Stated task —
Give an exact transcription of every line, dropping the images.
════════
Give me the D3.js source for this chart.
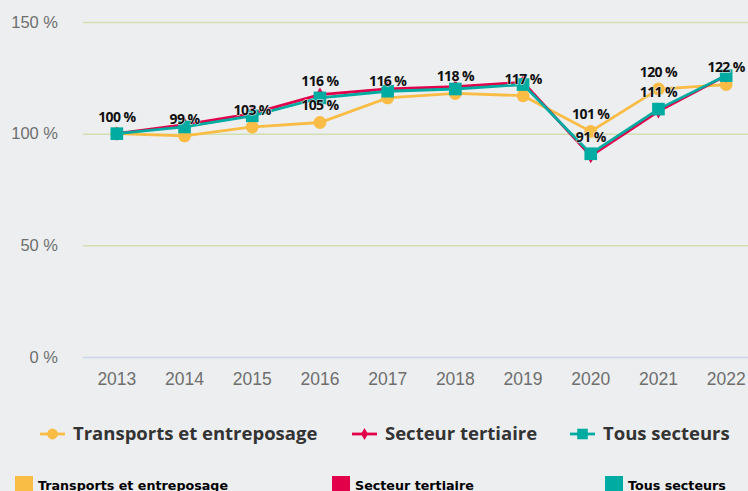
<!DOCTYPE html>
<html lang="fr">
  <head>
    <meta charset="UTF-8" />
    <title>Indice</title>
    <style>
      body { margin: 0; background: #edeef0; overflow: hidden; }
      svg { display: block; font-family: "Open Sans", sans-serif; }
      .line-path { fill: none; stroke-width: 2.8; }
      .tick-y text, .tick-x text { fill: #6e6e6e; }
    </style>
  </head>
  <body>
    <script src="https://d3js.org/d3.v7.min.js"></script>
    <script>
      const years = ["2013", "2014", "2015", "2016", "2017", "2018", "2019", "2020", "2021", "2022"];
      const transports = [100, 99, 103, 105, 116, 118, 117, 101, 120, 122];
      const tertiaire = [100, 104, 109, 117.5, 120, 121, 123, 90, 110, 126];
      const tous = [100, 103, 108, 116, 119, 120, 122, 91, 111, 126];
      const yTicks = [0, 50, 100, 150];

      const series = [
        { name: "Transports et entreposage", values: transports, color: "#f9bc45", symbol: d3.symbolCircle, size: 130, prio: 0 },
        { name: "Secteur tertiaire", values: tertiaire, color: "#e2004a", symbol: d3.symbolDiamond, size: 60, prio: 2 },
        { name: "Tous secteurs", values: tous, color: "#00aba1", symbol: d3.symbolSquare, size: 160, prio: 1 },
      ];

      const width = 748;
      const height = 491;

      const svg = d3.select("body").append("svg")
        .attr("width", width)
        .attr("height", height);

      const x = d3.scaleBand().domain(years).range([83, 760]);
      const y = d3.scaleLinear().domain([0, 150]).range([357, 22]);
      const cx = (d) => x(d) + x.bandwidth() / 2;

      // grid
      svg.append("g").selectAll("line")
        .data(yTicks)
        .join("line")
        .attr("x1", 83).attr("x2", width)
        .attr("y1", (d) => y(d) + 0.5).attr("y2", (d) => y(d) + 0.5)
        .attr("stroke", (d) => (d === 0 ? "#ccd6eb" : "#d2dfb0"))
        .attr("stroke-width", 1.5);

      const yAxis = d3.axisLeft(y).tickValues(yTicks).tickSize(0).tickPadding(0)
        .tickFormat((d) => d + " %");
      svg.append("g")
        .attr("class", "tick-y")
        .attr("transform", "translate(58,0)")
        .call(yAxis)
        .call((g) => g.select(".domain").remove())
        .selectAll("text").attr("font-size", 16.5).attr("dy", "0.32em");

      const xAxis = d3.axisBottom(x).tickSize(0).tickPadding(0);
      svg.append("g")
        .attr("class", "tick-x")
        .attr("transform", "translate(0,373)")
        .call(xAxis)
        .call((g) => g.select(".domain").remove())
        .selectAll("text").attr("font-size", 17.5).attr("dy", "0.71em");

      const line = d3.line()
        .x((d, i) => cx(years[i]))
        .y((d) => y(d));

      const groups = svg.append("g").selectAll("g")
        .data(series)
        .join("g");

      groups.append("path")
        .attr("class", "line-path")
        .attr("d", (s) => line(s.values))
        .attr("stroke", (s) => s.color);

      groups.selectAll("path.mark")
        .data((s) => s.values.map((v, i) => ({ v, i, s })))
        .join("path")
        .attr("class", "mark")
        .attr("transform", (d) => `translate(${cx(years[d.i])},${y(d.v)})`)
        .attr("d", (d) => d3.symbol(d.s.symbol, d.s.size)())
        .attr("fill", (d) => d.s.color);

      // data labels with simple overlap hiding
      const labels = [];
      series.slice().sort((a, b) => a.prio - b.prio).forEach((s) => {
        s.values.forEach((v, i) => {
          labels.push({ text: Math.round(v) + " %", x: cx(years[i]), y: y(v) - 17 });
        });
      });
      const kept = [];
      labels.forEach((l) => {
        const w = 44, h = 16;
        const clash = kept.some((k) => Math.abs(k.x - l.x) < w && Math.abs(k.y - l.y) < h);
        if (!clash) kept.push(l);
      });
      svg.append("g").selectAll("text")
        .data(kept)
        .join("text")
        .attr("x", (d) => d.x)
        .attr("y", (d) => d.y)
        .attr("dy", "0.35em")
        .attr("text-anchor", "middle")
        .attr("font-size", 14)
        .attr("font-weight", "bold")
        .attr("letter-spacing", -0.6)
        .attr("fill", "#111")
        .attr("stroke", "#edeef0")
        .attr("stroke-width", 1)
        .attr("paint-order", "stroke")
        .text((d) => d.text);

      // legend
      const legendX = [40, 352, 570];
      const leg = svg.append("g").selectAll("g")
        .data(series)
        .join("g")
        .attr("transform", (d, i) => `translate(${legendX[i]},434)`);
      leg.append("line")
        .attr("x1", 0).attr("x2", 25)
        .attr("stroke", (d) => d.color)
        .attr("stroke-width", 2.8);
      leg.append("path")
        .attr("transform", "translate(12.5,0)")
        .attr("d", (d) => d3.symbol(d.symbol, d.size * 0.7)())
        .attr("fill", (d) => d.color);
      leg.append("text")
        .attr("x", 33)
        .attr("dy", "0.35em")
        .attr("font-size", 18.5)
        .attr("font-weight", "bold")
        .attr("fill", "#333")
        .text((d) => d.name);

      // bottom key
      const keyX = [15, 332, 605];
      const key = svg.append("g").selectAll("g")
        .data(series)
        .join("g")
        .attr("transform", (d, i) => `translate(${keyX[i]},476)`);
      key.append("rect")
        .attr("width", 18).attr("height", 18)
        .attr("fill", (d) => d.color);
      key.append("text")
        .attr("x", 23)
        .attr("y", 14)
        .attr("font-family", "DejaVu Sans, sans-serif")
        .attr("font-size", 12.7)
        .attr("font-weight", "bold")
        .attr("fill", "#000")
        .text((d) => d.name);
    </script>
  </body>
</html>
════════
Result —
Give me the D3.js source for this chart.
<!DOCTYPE html>
<html lang="fr">
  <head>
    <meta charset="UTF-8" />
    <title>Indice</title>
    <style>
      body { margin: 0; background: #edeef0; overflow: hidden; }
      svg { display: block; font-family: "Open Sans", sans-serif; }
      .line-path { fill: none; stroke-width: 2.8; }
      .tick-y text, .tick-x text { fill: #6e6e6e; }
    </style>
  </head>
  <body>
    <script src="https://d3js.org/d3.v7.min.js"></script>
    <script>
      const years = ["2013", "2014", "2015", "2016", "2017", "2018", "2019", "2020", "2021", "2022"];
      const transports = [100, 99, 103, 105, 116, 118, 117, 101, 120, 122];
      const tertiaire = [100, 104, 109, 117.5, 120, 121, 123, 90, 110, 126];
      const tous = [100, 103, 108, 116, 119, 120, 122, 91, 111, 126];
      const yTicks = [0, 50, 100, 150];

      const series = [
        { name: "Transports et entreposage", values: transports, color: "#f9bc45", symbol: d3.symbolCircle, size: 130, prio: 0 },
        { name: "Secteur tertiaire", values: tertiaire, color: "#e2004a", symbol: d3.symbolDiamond, size: 60, prio: 2 },
        { name: "Tous secteurs", values: tous, color: "#00aba1", symbol: d3.symbolSquare, size: 160, prio: 1 },
      ];

      const width = 748;
      const height = 491;

      const svg = d3.select("body").append("svg")
        .attr("width", width)
        .attr("height", height);

      const x = d3.scaleBand().domain(years).range([83, 760]);
      const y = d3.scaleLinear().domain([0, 150]).range([357, 22]);
      const cx = (d) => x(d) + x.bandwidth() / 2;

      // grid
      svg.append("g").selectAll("line")
        .data(yTicks)
        .join("line")
        .attr("x1", 83).attr("x2", width)
        .attr("y1", (d) => y(d) + 0.5).attr("y2", (d) => y(d) + 0.5)
        .attr("stroke", (d) => (d === 0 ? "#ccd6eb" : "#d2dfb0"))
        .attr("stroke-width", 1.5);

      const yAxis = d3.axisLeft(y).tickValues(yTicks).tickSize(0).tickPadding(0)
        .tickFormat((d) => d + " %");
      svg.append("g")
        .attr("class", "tick-y")
        .attr("transform", "translate(58,0)")
        .call(yAxis)
        .call((g) => g.select(".domain").remove())
        .selectAll("text").attr("font-size", 16.5).attr("dy", "0.32em");

      const xAxis = d3.axisBottom(x).tickSize(0).tickPadding(0);
      svg.append("g")
        .attr("class", "tick-x")
        .attr("transform", "translate(0,373)")
        .call(xAxis)
        .call((g) => g.select(".domain").remove())
        .selectAll("text").attr("font-size", 17.5).attr("dy", "0.71em");

      const line = d3.line()
        .x((d, i) => cx(years[i]))
        .y((d) => y(d));

      const groups = svg.append("g").selectAll("g")
        .data(series)
        .join("g");

      groups.append("path")
        .attr("class", "line-path")
        .attr("d", (s) => line(s.values))
        .attr("stroke", (s) => s.color);

      groups.selectAll("path.mark")
        .data((s) => s.values.map((v, i) => ({ v, i, s })))
        .join("path")
        .attr("class", "mark")
        .attr("transform", (d) => `translate(${cx(years[d.i])},${y(d.v)})`)
        .attr("d", (d) => d3.symbol(d.s.symbol, d.s.size)())
        .attr("fill", (d) => d.s.color);

      // data labels with simple overlap hiding
      const labels = [];
      series.slice().sort((a, b) => a.prio - b.prio).forEach((s) => {
        s.values.forEach((v, i) => {
          labels.push({ text: Math.round(v) + " %", x: cx(years[i]), y: y(v) - 17 });
        });
      });
      const kept = [];
      labels.forEach((l) => {
        const w = 44, h = 16;
        const clash = kept.some((k) => Math.abs(k.x - l.x) < w && Math.abs(k.y - l.y) < h);
        if (!clash) kept.push(l);
      });
      svg.append("g").selectAll("text")
        .data(kept)
        .join("text")
        .attr("x", (d) => d.x)
        .attr("y", (d) => d.y)
        .attr("dy", "0.35em")
        .attr("text-anchor", "middle")
        .attr("font-size", 14)
        .attr("font-weight", "bold")
        .attr("letter-spacing", -0.6)
        .attr("fill", "#111")
        .attr("stroke", "#edeef0")
        .attr("stroke-width", 1)
        .attr("paint-order", "stroke")
        .text((d) => d.text);

      // legend
      const legendX = [40, 352, 570];
      const leg = svg.append("g").selectAll("g")
        .data(series)
        .join("g")
        .attr("transform", (d, i) => `translate(${legendX[i]},434)`);
      leg.append("line")
        .attr("x1", 0).attr("x2", 25)
        .attr("stroke", (d) => d.color)
        .attr("stroke-width", 2.8);
      leg.append("path")
        .attr("transform", "translate(12.5,0)")
        .attr("d", (d) => d3.symbol(d.symbol, d.size * 0.7)())
        .attr("fill", (d) => d.color);
      leg.append("text")
        .attr("x", 33)
        .attr("dy", "0.35em")
        .attr("font-size", 18.5)
        .attr("font-weight", "bold")
        .attr("fill", "#333")
        .text((d) => d.name);

      // bottom key
      const keyX = [15, 332, 605];
      const key = svg.append("g").selectAll("g")
        .data(series)
        .join("g")
        .attr("transform", (d, i) => `translate(${keyX[i]},476)`);
      key.append("rect")
        .attr("width", 18).attr("height", 18)
        .attr("fill", (d) => d.color);
      key.append("text")
        .attr("x", 23)
        .attr("y", 14)
        .attr("font-family", "DejaVu Sans, sans-serif")
        .attr("font-size", 12.7)
        .attr("font-weight", "bold")
        .attr("fill", "#000")
        .text((d) => d.name);
    </script>
  </body>
</html>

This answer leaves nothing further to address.